Pinging @alanw0 so we can get this on the STK team workload.
I agree that TpetraLinearSystem
should be refactored further, specifically regarding CoeffApplier
. The main difficulty I noticed while modifying TpetraLinearSystem
for #937 was from Tpetra's restriction for variable reference holding, which led us to make this workaround for how CoeffAppliers
are created and destroyed. It's something we should take another look at.
@ldh4 yes that sounds good to me.

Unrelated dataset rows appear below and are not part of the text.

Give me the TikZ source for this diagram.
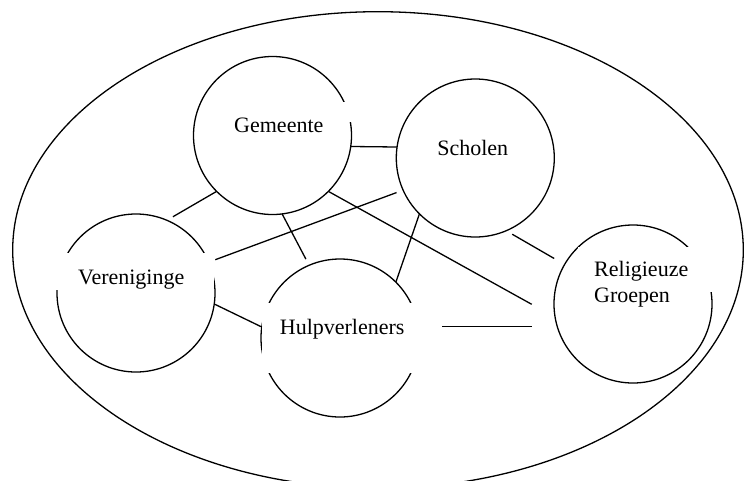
\documentclass[tikz,border=0pt]{standalone}
\usepackage{fontspec}
\setmainfont{Liberation Serif}
\usetikzlibrary{positioning}

\begin{document}
\begin{tikzpicture}[
  x=1pt,y=-1pt,
  font=\fontsize{22}{26}\selectfont,
  ring/.style={line width=1.3pt},
  group/.style={draw,circle,line width=1.3pt,minimum size=158pt,
                inner sep=0pt,outer sep=0pt},
  gap/.style={fill=white,inner sep=0pt,outer sep=0pt},
  lbl/.style={inner sep=0pt,anchor=base},
  link/.style={line width=1.3pt}
]
\useasboundingbox (0,0) rectangle (745,480);
\draw[ring] (378,250) ellipse [x radius=365.3pt,y radius=238.3pt];

\node[group] (gemeente) at (272.5,135.5) {};
\node[group] (scholen) at (475.3,158) {};
\node[group] (vereniging) at (136,293) {};
\node[group] (hulp) at (340,338) {};
\node[group] (religie) at (633,304) {};

\node[gap,minimum width=128pt,minimum height=20pt] (gemeentegap) at (292,112) {};
\node[gap,minimum width=166pt,minimum height=37pt] (vereniginggap) at (131,271.5) {};
\node[gap,minimum width=180pt,minimum height=70pt] (hulpgap) at (352,338) {};
\node[gap,minimum width=138pt,minimum height=45pt] (religiegap) at (647,269.5) {};

\coordinate (religieA) at (531.7,304.3);
\coordinate (religieB) at (531.7,326.7);

\node[lbl] (gemeentelbl) at (278.8,132.3) {Gemeente};
\node[lbl] (scholenlbl) at (472.8,155.7) {Scholen};
\node[lbl] (vereniginglbl) at (131.2,284.3) {Vereniginge};
\node[lbl] (hulplbl) at (342.2,334.3) {Hulpverleners};
\node[lbl,anchor=base west,align=left] (religielbl) at (594,302.7)
  {Religieuze\\Groepen};

\draw[link] (gemeente.-8) -- (scholen.172);
\draw[link,shorten >=7pt] (gemeente.-135) -- (vereniging.67);
\draw[link,shorten <=7pt,shorten >=7pt] (vereniging.23) -- (scholen.204);
\draw[link,shorten >=7pt] (gemeente.-83) -- (hulp.113);
\draw[link] (gemeente.-45) -- (religieA);
\draw[link] (scholen.-135) -- (hulp.45);
\draw[link,shorten <=7pt,shorten >=12pt] (scholen.-67) -- (religie.150);
\draw[link] (vereniging.-8) -- (hulp.172);
\draw[link] (hulpgap.east |- religieB) -- (religieB);
\end{tikzpicture}
\end{document}
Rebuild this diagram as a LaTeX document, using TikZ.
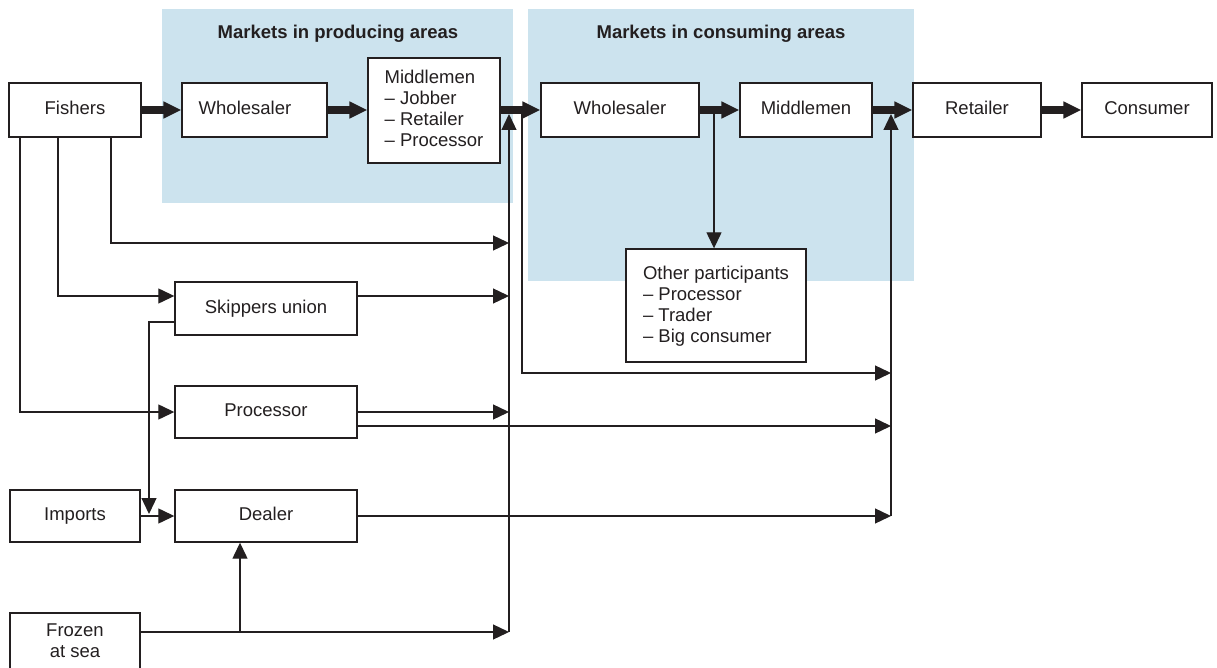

It might be worth reviewing the variable reference issues with @PaulMullowney in a mob programming session so we can get his perspective from the HypreLinearSystem work he's done.
ok we'll get a story on the backlog to take care of this.
@alanw0 -- is there any news on this issue?
No. This may have been lost in the rush to get things working on crusher/frontier... @ldh4 What was the resolution of this issue?
@alanw0 I don't know we made a strong action to further resolve this.
Based on my memory, we had concluded that the differences in implementation designs between HypreLinearSystem
and TpetraLinearSystem
are partially contributing to this recurring memory leak/segfault issue.
I recall there being further discussions that HypreLinearSystem
is the favored one at the time and that TpetraLinearSystem
should be refactored to have similar code flow as HypreLInearSystem
, which would have dissolved this recurring issue. But I do not know if that refactoring took a place eventually.
@michaelasprague Dong Hun's comment confirms my suspicion that this memory-leak fix got lower priority when we removed Trilinos solvers from the default build as we were prioritizing the AMD/ROCm work for crusher/frontier. Shall we close this issue as "won't fix"?
I defer to @psakievich on if it belongs in won't fix
I think backlogged would be a better choice over won't fix. Currently the vast majority of our tests are configured with tpetra solvers and our linear solvers bench is shallower than it used to be.
Unless we plan to totally abandon tpetra solvers I would say a plan should be made to fix this and it would be good to assign to the next person who steps into the role of linear solvers lead.